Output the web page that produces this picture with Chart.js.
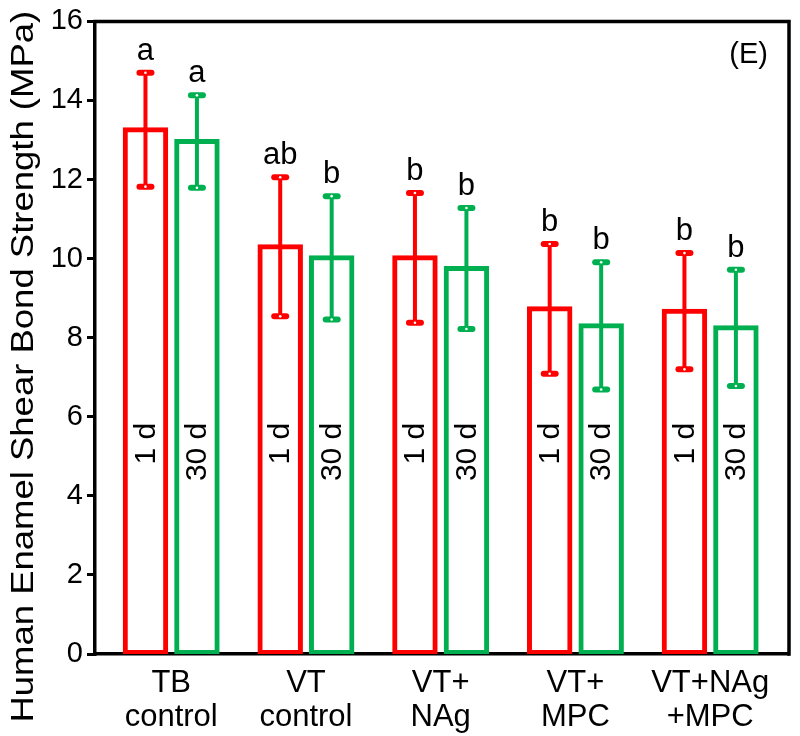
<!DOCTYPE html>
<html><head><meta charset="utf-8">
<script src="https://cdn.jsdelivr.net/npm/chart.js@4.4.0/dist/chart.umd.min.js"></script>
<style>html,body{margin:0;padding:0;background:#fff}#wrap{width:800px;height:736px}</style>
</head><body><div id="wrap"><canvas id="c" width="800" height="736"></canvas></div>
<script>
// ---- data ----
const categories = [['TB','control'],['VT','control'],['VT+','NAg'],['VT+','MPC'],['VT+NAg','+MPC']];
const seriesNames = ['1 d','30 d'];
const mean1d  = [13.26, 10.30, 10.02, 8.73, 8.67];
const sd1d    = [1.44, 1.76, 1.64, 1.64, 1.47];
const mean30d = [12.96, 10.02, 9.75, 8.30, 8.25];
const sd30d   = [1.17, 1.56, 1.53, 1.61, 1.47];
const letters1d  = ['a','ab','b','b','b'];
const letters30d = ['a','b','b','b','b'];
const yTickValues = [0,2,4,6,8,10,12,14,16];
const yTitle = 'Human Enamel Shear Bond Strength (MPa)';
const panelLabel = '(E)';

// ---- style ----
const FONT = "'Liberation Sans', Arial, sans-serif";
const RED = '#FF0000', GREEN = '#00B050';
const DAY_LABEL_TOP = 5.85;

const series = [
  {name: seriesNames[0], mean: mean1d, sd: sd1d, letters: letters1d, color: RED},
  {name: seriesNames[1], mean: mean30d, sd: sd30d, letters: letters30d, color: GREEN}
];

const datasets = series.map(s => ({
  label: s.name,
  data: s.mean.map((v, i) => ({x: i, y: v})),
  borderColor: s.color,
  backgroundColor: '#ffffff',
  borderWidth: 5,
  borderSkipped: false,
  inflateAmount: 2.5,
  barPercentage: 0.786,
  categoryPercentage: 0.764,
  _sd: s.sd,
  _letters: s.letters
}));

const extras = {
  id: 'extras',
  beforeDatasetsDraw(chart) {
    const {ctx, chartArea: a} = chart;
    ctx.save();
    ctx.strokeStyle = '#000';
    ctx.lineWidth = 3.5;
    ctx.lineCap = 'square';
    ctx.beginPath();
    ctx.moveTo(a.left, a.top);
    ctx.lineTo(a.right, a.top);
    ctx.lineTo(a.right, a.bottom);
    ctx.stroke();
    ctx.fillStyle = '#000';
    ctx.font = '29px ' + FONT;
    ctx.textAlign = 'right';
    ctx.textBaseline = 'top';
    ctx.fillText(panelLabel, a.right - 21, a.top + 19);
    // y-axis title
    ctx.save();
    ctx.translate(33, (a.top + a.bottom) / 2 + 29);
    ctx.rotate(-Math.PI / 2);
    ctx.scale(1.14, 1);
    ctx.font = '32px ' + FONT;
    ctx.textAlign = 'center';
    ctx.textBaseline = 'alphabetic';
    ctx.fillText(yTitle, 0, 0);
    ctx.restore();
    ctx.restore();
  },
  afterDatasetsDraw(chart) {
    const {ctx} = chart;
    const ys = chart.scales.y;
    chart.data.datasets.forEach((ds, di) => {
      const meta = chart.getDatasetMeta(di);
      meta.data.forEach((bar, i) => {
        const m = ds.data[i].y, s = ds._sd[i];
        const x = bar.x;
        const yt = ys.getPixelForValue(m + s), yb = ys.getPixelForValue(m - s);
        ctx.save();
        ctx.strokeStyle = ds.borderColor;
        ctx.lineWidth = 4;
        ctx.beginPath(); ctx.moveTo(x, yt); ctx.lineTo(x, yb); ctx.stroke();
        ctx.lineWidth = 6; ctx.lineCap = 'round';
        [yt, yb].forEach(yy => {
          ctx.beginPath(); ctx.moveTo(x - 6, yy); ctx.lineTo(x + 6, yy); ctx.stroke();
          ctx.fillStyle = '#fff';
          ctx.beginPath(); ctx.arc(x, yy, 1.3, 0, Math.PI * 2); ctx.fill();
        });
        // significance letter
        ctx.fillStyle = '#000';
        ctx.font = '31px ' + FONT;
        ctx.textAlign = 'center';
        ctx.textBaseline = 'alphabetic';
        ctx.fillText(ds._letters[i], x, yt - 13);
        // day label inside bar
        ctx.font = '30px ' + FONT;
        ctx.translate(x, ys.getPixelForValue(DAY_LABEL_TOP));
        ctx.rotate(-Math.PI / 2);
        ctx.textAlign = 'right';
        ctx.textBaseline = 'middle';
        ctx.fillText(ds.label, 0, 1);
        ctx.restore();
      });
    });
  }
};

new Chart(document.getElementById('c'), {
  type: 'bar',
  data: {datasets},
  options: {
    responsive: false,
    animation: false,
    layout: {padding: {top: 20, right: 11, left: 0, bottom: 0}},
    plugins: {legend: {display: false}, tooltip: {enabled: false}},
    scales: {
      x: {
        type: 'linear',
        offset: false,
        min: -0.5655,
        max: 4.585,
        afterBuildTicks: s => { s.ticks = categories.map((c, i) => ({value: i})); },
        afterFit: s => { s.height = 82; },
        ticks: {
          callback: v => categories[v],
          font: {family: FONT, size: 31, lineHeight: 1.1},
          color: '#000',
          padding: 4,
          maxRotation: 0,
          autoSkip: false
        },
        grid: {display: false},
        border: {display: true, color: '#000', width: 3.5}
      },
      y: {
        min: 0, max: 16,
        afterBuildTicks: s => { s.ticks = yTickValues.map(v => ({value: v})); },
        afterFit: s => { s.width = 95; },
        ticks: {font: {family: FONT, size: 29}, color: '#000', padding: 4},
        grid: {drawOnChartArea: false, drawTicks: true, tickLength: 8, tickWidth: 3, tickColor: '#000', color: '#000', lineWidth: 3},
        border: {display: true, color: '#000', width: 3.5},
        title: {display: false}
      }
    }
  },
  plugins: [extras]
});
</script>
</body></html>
--*--
Transcribe the whole listing, character for character, but not its images.

Output the web page that produces this picture with Chart.js.
<!DOCTYPE html>
<html><head><meta charset="utf-8">
<script src="https://cdn.jsdelivr.net/npm/chart.js@4.4.0/dist/chart.umd.min.js"></script>
<style>html,body{margin:0;padding:0;background:#fff}#wrap{width:800px;height:736px}</style>
</head><body><div id="wrap"><canvas id="c" width="800" height="736"></canvas></div>
<script>
// ---- data ----
const categories = [['TB','control'],['VT','control'],['VT+','NAg'],['VT+','MPC'],['VT+NAg','+MPC']];
const seriesNames = ['1 d','30 d'];
const mean1d  = [13.26, 10.30, 10.02, 8.73, 8.67];
const sd1d    = [1.44, 1.76, 1.64, 1.64, 1.47];
const mean30d = [12.96, 10.02, 9.75, 8.30, 8.25];
const sd30d   = [1.17, 1.56, 1.53, 1.61, 1.47];
const letters1d  = ['a','ab','b','b','b'];
const letters30d = ['a','b','b','b','b'];
const yTickValues = [0,2,4,6,8,10,12,14,16];
const yTitle = 'Human Enamel Shear Bond Strength (MPa)';
const panelLabel = '(E)';

// ---- style ----
const FONT = "'Liberation Sans', Arial, sans-serif";
const RED = '#FF0000', GREEN = '#00B050';
const DAY_LABEL_TOP = 5.85;

const series = [
  {name: seriesNames[0], mean: mean1d, sd: sd1d, letters: letters1d, color: RED},
  {name: seriesNames[1], mean: mean30d, sd: sd30d, letters: letters30d, color: GREEN}
];

const datasets = series.map(s => ({
  label: s.name,
  data: s.mean.map((v, i) => ({x: i, y: v})),
  borderColor: s.color,
  backgroundColor: '#ffffff',
  borderWidth: 5,
  borderSkipped: false,
  inflateAmount: 2.5,
  barPercentage: 0.786,
  categoryPercentage: 0.764,
  _sd: s.sd,
  _letters: s.letters
}));

const extras = {
  id: 'extras',
  beforeDatasetsDraw(chart) {
    const {ctx, chartArea: a} = chart;
    ctx.save();
    ctx.strokeStyle = '#000';
    ctx.lineWidth = 3.5;
    ctx.lineCap = 'square';
    ctx.beginPath();
    ctx.moveTo(a.left, a.top);
    ctx.lineTo(a.right, a.top);
    ctx.lineTo(a.right, a.bottom);
    ctx.stroke();
    ctx.fillStyle = '#000';
    ctx.font = '29px ' + FONT;
    ctx.textAlign = 'right';
    ctx.textBaseline = 'top';
    ctx.fillText(panelLabel, a.right - 21, a.top + 19);
    // y-axis title
    ctx.save();
    ctx.translate(33, (a.top + a.bottom) / 2 + 29);
    ctx.rotate(-Math.PI / 2);
    ctx.scale(1.14, 1);
    ctx.font = '32px ' + FONT;
    ctx.textAlign = 'center';
    ctx.textBaseline = 'alphabetic';
    ctx.fillText(yTitle, 0, 0);
    ctx.restore();
    ctx.restore();
  },
  afterDatasetsDraw(chart) {
    const {ctx} = chart;
    const ys = chart.scales.y;
    chart.data.datasets.forEach((ds, di) => {
      const meta = chart.getDatasetMeta(di);
      meta.data.forEach((bar, i) => {
        const m = ds.data[i].y, s = ds._sd[i];
        const x = bar.x;
        const yt = ys.getPixelForValue(m + s), yb = ys.getPixelForValue(m - s);
        ctx.save();
        ctx.strokeStyle = ds.borderColor;
        ctx.lineWidth = 4;
        ctx.beginPath(); ctx.moveTo(x, yt); ctx.lineTo(x, yb); ctx.stroke();
        ctx.lineWidth = 6; ctx.lineCap = 'round';
        [yt, yb].forEach(yy => {
          ctx.beginPath(); ctx.moveTo(x - 6, yy); ctx.lineTo(x + 6, yy); ctx.stroke();
          ctx.fillStyle = '#fff';
          ctx.beginPath(); ctx.arc(x, yy, 1.3, 0, Math.PI * 2); ctx.fill();
        });
        // significance letter
        ctx.fillStyle = '#000';
        ctx.font = '31px ' + FONT;
        ctx.textAlign = 'center';
        ctx.textBaseline = 'alphabetic';
        ctx.fillText(ds._letters[i], x, yt - 13);
        // day label inside bar
        ctx.font = '30px ' + FONT;
        ctx.translate(x, ys.getPixelForValue(DAY_LABEL_TOP));
        ctx.rotate(-Math.PI / 2);
        ctx.textAlign = 'right';
        ctx.textBaseline = 'middle';
        ctx.fillText(ds.label, 0, 1);
        ctx.restore();
      });
    });
  }
};

new Chart(document.getElementById('c'), {
  type: 'bar',
  data: {datasets},
  options: {
    responsive: false,
    animation: false,
    layout: {padding: {top: 20, right: 11, left: 0, bottom: 0}},
    plugins: {legend: {display: false}, tooltip: {enabled: false}},
    scales: {
      x: {
        type: 'linear',
        offset: false,
        min: -0.5655,
        max: 4.585,
        afterBuildTicks: s => { s.ticks = categories.map((c, i) => ({value: i})); },
        afterFit: s => { s.height = 82; },
        ticks: {
          callback: v => categories[v],
          font: {family: FONT, size: 31, lineHeight: 1.1},
          color: '#000',
          padding: 4,
          maxRotation: 0,
          autoSkip: false
        },
        grid: {display: false},
        border: {display: true, color: '#000', width: 3.5}
      },
      y: {
        min: 0, max: 16,
        afterBuildTicks: s => { s.ticks = yTickValues.map(v => ({value: v})); },
        afterFit: s => { s.width = 95; },
        ticks: {font: {family: FONT, size: 29}, color: '#000', padding: 4},
        grid: {drawOnChartArea: false, drawTicks: true, tickLength: 8, tickWidth: 3, tickColor: '#000', color: '#000', lineWidth: 3},
        border: {display: true, color: '#000', width: 3.5},
        title: {display: false}
      }
    }
  },
  plugins: [extras]
});
</script>
</body></html>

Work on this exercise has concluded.